# Task
Give the lines of the material verbatim, from the first line to the line with "const panelLabelA = [[1.11,4.69,'a']];", including both.

# Dataset excerpt
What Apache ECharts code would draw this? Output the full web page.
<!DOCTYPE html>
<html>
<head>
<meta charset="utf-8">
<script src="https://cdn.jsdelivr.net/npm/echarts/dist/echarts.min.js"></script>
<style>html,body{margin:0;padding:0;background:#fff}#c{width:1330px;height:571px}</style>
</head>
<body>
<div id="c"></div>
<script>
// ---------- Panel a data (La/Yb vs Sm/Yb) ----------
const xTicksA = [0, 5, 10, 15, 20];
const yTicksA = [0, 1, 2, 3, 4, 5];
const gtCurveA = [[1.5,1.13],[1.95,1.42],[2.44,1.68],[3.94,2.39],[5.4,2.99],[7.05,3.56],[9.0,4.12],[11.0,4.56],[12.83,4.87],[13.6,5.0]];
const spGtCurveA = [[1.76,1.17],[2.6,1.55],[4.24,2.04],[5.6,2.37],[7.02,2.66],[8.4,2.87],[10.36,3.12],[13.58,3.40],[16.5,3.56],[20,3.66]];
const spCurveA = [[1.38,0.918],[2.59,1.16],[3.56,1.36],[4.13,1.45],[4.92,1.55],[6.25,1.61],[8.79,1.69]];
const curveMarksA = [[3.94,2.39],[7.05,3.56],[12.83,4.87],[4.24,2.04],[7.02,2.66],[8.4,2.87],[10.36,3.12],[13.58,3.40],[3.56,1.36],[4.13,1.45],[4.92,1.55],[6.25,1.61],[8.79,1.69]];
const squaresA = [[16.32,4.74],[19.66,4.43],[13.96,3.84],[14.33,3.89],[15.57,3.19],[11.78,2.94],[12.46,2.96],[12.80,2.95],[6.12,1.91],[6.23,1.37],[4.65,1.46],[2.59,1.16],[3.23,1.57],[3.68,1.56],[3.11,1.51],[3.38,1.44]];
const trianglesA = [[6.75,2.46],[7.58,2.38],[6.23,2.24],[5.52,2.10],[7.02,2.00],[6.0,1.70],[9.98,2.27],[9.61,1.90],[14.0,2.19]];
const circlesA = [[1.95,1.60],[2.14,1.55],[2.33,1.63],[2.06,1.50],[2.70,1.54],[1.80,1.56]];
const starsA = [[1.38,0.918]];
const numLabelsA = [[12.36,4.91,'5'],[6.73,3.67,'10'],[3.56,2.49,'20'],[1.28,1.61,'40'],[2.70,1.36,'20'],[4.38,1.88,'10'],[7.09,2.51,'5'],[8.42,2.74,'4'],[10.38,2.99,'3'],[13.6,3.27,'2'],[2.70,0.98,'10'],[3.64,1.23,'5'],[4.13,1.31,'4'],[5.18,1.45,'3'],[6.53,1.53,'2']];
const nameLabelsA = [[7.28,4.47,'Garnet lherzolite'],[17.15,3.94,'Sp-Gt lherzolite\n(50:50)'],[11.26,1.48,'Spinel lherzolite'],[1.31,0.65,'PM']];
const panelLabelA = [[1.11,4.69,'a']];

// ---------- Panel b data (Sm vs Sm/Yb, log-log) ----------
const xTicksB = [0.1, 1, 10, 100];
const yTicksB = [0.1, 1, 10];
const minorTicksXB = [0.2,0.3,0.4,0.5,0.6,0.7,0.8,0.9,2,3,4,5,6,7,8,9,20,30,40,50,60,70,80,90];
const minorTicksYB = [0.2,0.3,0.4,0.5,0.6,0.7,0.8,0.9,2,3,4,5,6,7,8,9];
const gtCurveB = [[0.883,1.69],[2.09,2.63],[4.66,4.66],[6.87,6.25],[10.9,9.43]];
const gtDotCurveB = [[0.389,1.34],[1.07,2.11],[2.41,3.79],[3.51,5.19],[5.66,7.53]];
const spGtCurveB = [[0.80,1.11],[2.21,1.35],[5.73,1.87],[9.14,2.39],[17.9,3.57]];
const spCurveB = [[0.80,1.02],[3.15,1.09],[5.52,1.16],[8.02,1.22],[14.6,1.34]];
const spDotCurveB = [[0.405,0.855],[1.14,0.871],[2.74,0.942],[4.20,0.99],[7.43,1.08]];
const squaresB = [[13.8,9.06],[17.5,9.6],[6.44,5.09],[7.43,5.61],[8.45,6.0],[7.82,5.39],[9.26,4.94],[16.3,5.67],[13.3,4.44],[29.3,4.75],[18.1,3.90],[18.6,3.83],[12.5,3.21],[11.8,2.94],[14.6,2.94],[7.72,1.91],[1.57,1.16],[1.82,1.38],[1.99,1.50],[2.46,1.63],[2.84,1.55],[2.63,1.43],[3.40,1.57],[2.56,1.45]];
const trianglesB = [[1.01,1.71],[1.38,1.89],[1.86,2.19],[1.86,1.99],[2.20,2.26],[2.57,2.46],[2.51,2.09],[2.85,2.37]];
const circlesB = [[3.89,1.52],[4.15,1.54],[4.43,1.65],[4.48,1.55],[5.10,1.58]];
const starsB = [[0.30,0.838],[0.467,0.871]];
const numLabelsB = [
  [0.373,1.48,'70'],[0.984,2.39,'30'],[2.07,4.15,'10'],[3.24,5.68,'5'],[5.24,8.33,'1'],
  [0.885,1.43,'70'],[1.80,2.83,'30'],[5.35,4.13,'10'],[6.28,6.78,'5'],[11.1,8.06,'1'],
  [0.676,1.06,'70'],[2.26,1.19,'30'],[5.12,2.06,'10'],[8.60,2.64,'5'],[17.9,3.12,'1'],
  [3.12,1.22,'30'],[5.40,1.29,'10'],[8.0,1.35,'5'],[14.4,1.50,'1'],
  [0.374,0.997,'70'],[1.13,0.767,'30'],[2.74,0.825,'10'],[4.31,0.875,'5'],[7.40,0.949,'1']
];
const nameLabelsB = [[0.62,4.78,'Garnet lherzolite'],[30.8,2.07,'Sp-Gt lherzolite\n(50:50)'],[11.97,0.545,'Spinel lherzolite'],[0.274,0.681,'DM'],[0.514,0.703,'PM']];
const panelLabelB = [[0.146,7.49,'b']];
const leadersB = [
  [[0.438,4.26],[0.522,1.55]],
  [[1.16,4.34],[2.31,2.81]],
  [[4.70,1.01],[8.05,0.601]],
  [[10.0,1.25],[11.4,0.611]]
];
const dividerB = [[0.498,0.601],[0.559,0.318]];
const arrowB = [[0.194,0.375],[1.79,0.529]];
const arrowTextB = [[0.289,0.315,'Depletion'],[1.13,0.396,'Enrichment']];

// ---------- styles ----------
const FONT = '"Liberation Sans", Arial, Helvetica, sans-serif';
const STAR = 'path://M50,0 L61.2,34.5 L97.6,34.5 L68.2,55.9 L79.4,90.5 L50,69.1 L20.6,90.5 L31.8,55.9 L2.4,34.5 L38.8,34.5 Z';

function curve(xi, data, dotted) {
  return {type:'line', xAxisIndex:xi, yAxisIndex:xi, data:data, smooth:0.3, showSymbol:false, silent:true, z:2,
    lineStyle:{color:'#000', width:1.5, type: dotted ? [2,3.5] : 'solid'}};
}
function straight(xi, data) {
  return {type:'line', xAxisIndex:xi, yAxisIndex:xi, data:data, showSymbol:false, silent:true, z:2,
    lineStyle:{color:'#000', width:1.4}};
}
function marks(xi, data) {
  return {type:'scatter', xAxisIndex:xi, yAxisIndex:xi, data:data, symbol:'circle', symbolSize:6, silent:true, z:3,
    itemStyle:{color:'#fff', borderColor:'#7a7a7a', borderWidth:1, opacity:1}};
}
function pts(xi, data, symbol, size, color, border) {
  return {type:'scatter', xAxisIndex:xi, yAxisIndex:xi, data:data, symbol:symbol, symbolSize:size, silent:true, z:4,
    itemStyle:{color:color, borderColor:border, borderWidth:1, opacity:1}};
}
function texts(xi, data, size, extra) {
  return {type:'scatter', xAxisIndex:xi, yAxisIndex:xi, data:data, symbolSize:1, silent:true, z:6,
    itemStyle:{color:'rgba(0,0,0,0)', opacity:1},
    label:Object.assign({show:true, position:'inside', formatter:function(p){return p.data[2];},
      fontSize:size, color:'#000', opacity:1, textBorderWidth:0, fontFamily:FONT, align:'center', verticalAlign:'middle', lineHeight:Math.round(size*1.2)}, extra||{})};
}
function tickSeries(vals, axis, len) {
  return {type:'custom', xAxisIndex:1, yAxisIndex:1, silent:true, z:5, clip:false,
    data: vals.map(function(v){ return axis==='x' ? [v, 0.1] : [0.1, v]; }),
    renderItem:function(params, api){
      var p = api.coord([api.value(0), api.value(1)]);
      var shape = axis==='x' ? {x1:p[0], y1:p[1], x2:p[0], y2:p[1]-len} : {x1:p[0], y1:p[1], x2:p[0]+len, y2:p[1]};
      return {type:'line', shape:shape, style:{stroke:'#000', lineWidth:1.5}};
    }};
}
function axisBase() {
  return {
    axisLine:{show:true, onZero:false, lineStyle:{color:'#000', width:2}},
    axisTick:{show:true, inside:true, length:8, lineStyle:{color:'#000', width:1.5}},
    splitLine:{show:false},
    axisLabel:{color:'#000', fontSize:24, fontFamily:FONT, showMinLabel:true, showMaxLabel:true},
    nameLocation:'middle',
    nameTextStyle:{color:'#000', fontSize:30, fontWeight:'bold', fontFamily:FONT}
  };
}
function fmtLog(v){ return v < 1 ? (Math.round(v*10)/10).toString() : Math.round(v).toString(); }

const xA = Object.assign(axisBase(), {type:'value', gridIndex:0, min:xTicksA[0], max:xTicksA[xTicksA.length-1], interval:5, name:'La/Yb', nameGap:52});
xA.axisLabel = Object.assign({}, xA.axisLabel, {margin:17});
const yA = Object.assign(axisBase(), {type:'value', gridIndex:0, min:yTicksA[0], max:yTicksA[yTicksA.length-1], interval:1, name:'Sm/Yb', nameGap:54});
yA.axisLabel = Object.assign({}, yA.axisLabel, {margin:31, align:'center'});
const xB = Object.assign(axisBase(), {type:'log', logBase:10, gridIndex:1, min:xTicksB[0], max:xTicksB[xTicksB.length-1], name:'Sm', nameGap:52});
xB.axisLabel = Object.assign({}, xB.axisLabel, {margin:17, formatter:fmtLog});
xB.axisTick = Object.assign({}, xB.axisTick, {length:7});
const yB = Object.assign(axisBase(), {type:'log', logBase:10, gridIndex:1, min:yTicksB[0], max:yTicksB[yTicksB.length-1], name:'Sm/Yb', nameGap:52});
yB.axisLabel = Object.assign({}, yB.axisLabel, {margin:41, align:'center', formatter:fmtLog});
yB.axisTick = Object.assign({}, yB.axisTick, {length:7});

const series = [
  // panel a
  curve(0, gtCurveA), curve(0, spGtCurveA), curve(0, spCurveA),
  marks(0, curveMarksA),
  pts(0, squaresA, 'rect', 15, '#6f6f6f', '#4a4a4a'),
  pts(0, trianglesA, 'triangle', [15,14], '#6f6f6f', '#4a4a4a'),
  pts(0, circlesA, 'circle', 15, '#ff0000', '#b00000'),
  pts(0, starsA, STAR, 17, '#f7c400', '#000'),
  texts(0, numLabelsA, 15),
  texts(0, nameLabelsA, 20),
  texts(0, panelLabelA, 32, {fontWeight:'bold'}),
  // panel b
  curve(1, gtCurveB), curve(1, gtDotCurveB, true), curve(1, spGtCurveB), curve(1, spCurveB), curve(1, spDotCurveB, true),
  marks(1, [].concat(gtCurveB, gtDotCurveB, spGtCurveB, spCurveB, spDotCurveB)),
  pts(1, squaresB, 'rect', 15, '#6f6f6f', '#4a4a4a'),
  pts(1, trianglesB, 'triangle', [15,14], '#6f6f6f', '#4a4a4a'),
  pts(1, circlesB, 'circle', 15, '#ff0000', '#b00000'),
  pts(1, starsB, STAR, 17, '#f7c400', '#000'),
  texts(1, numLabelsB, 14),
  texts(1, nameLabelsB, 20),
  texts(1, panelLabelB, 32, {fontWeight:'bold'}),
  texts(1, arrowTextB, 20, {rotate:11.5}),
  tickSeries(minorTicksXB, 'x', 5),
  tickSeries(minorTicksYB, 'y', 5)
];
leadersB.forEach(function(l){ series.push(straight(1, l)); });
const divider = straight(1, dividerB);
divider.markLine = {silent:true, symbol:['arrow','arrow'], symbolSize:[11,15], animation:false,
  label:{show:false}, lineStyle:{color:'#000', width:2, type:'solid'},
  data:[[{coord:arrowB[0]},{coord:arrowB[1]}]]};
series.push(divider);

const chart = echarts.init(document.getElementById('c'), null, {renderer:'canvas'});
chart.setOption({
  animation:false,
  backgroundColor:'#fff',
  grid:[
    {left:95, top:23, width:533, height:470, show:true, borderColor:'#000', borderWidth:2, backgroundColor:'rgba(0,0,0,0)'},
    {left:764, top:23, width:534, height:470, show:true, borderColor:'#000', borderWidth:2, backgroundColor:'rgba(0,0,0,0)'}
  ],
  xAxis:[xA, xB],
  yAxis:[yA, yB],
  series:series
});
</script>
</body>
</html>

# Exercise solution
What Apache ECharts code would draw this? Output the full web page.
<!DOCTYPE html>
<html>
<head>
<meta charset="utf-8">
<script src="https://cdn.jsdelivr.net/npm/echarts/dist/echarts.min.js"></script>
<style>html,body{margin:0;padding:0;background:#fff}#c{width:1330px;height:571px}</style>
</head>
<body>
<div id="c"></div>
<script>
// ---------- Panel a data (La/Yb vs Sm/Yb) ----------
const xTicksA = [0, 5, 10, 15, 20];
const yTicksA = [0, 1, 2, 3, 4, 5];
const gtCurveA = [[1.5,1.13],[1.95,1.42],[2.44,1.68],[3.94,2.39],[5.4,2.99],[7.05,3.56],[9.0,4.12],[11.0,4.56],[12.83,4.87],[13.6,5.0]];
const spGtCurveA = [[1.76,1.17],[2.6,1.55],[4.24,2.04],[5.6,2.37],[7.02,2.66],[8.4,2.87],[10.36,3.12],[13.58,3.40],[16.5,3.56],[20,3.66]];
const spCurveA = [[1.38,0.918],[2.59,1.16],[3.56,1.36],[4.13,1.45],[4.92,1.55],[6.25,1.61],[8.79,1.69]];
const curveMarksA = [[3.94,2.39],[7.05,3.56],[12.83,4.87],[4.24,2.04],[7.02,2.66],[8.4,2.87],[10.36,3.12],[13.58,3.40],[3.56,1.36],[4.13,1.45],[4.92,1.55],[6.25,1.61],[8.79,1.69]];
const squaresA = [[16.32,4.74],[19.66,4.43],[13.96,3.84],[14.33,3.89],[15.57,3.19],[11.78,2.94],[12.46,2.96],[12.80,2.95],[6.12,1.91],[6.23,1.37],[4.65,1.46],[2.59,1.16],[3.23,1.57],[3.68,1.56],[3.11,1.51],[3.38,1.44]];
const trianglesA = [[6.75,2.46],[7.58,2.38],[6.23,2.24],[5.52,2.10],[7.02,2.00],[6.0,1.70],[9.98,2.27],[9.61,1.90],[14.0,2.19]];
const circlesA = [[1.95,1.60],[2.14,1.55],[2.33,1.63],[2.06,1.50],[2.70,1.54],[1.80,1.56]];
const starsA = [[1.38,0.918]];
const numLabelsA = [[12.36,4.91,'5'],[6.73,3.67,'10'],[3.56,2.49,'20'],[1.28,1.61,'40'],[2.70,1.36,'20'],[4.38,1.88,'10'],[7.09,2.51,'5'],[8.42,2.74,'4'],[10.38,2.99,'3'],[13.6,3.27,'2'],[2.70,0.98,'10'],[3.64,1.23,'5'],[4.13,1.31,'4'],[5.18,1.45,'3'],[6.53,1.53,'2']];
const nameLabelsA = [[7.28,4.47,'Garnet lherzolite'],[17.15,3.94,'Sp-Gt lherzolite\n(50:50)'],[11.26,1.48,'Spinel lherzolite'],[1.31,0.65,'PM']];
const panelLabelA = [[1.11,4.69,'a']];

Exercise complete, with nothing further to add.